Scende ruzzolando.
Avrà avuto una quindicina d’anni più di me, e soprattutto la sbalorditiva capacità di prodursi velocemente dei cannoni cilindrici tipo sigari stellari. Li usava in combinato disposto con la musica – adeguatamente selezionata, centellinata foglia dopo foglia – come tappeti volanti per i suoi viaggioni.
Ricordo che metteva su con oculatezza i Tangerine Dream di metà anni ’70, i Pink Floyd del primo Lp, i Popol Vuh quando il volo doveva avere un tenore mistico, e tra gli italiani Anima Latina.
Ne era orgoglioso, e come si vantava nel raccontare che da ragazzetto portò con sè il vinile di Lucio per andare in Nepal – poi si fermò nel Caucaso, vai a capire che giro aveva fatto.
Il Battisti cannabinoide mi stupiva, eppure sull’oceano di suoni dell’album del 74 lui trovava il trampolino di lancio ideale. Dalla caverna del cuore agli uomini celesti.
Ieri sera lo abbiamo ascoltato in macchina.
Parte lento, la voce-suono conquista il suo spazio.
Che strana però questa musica – lei mi ha detto.
Mi ha fatto pensare a Nietzsche: se la Filosofia serve a turbare, serve a nuocere alla stupidità, allora la Musica serve a stranire, serve a nuocere alla rigidità.

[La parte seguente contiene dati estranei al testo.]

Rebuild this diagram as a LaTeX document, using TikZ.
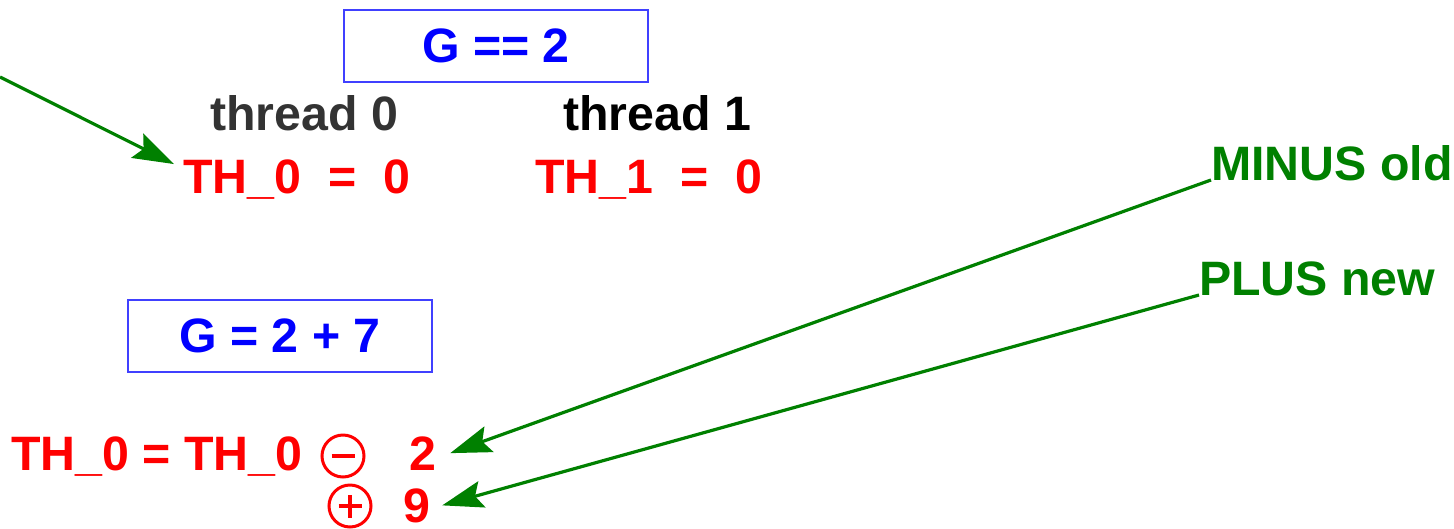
\documentclass[tikz,border=0pt]{standalone}
\usepackage{fontspec}
\setmainfont{Liberation Sans}
\usetikzlibrary{arrows.meta}
\definecolor{arrowgreen}{HTML}{008000}
\definecolor{threadgray}{HTML}{333333}

\begin{document}
\begin{tikzpicture}[x=1pt, y=-1pt, every node/.style={inner sep=0pt, font=\fontsize{48.3}{58}\selectfont\bfseries}]
\tikzset{
  labeltext/.style={anchor=base west},
  valbox/.style={draw=blue!75, line width=1.2pt, text=blue, minimum width=304pt, minimum height=72pt},
  opcirc/.style={draw=red, line width=3pt, circle, minimum size=42pt},
  pointer/.style={draw=arrowgreen, line width=3.2pt, -{Stealth[length=41pt,width=27pt,inset=7pt]}}
}
\useasboundingbox (0,0) rectangle (1454,528);

\node[valbox] (gtop) at (496,46) {G == 2};
\node[labeltext, text=threadgray] (thread0) at (210,130) {thread 0};
\node[labeltext] (thread1) at (563,130) {thread 1};
\node[labeltext, text=red] (th0) at (183,193) {TH\_0\ \ =\ \ 0};
\node[labeltext, text=red] (th1) at (535,193) {TH\_1\ \ =\ \ 0};

\node[labeltext, text=arrowgreen] (minusold) at (1211,180) {MINUS old};
\node[labeltext, text=arrowgreen] (plusnew) at (1199,295) {PLUS new};

\node[valbox] (gsum) at (280,336) {G = 2 + 7};

\node[labeltext, text=red] (th0calc) at (11,470) {TH\_0 = TH\_0};
\node[opcirc] (minuscirc) at (343,456) {};
\draw[red, line width=4pt] ([xshift=-11.5pt]minuscirc.center) -- ([xshift=11.5pt]minuscirc.center);
\node[labeltext, text=red] (two) at (409,470) {2};
\node[opcirc] (pluscirc) at (350,506) {};
\draw[red, line width=4pt] ([xshift=-11.5pt]pluscirc.center) -- ([xshift=11.5pt]pluscirc.center);
\draw[red, line width=4pt] ([yshift=-11.5pt]pluscirc.center) -- ([yshift=11.5pt]pluscirc.center);
\node[labeltext, text=red] (nine) at (403,522) {9};

% green pointers
\coordinate (offleft) at (0,77);
\draw[pointer] (offleft) -- ([xshift=-9pt,yshift=-5pt]th0.north west);
\draw[pointer] (minusold.base west) -- ([xshift=14pt]two.east);
\draw[pointer] (plusnew.base west) -- ([xshift=12pt]nine.east);
\end{tikzpicture}
\end{document}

Anima Latina non è solo un esperimento o un’operazione culturale, come affermò Lucio nella famosa intervista a Renato Marengo. E’ un’esperienza. Un disco-oracolo. Svela, spalanca l’immaginario e ti fa sprofondare, poi ri-vela. Fa scoprire che la musica è imponente, piramidale, alchemica – non soltanto la colonna sonora per itinerari psichedelici.
Il segreto è la più grande motivazione: non la rabbia, non l’amore, non la conquista, non la rivalsa. Ma la fame. Quando musica e miseria diventan cosa sola.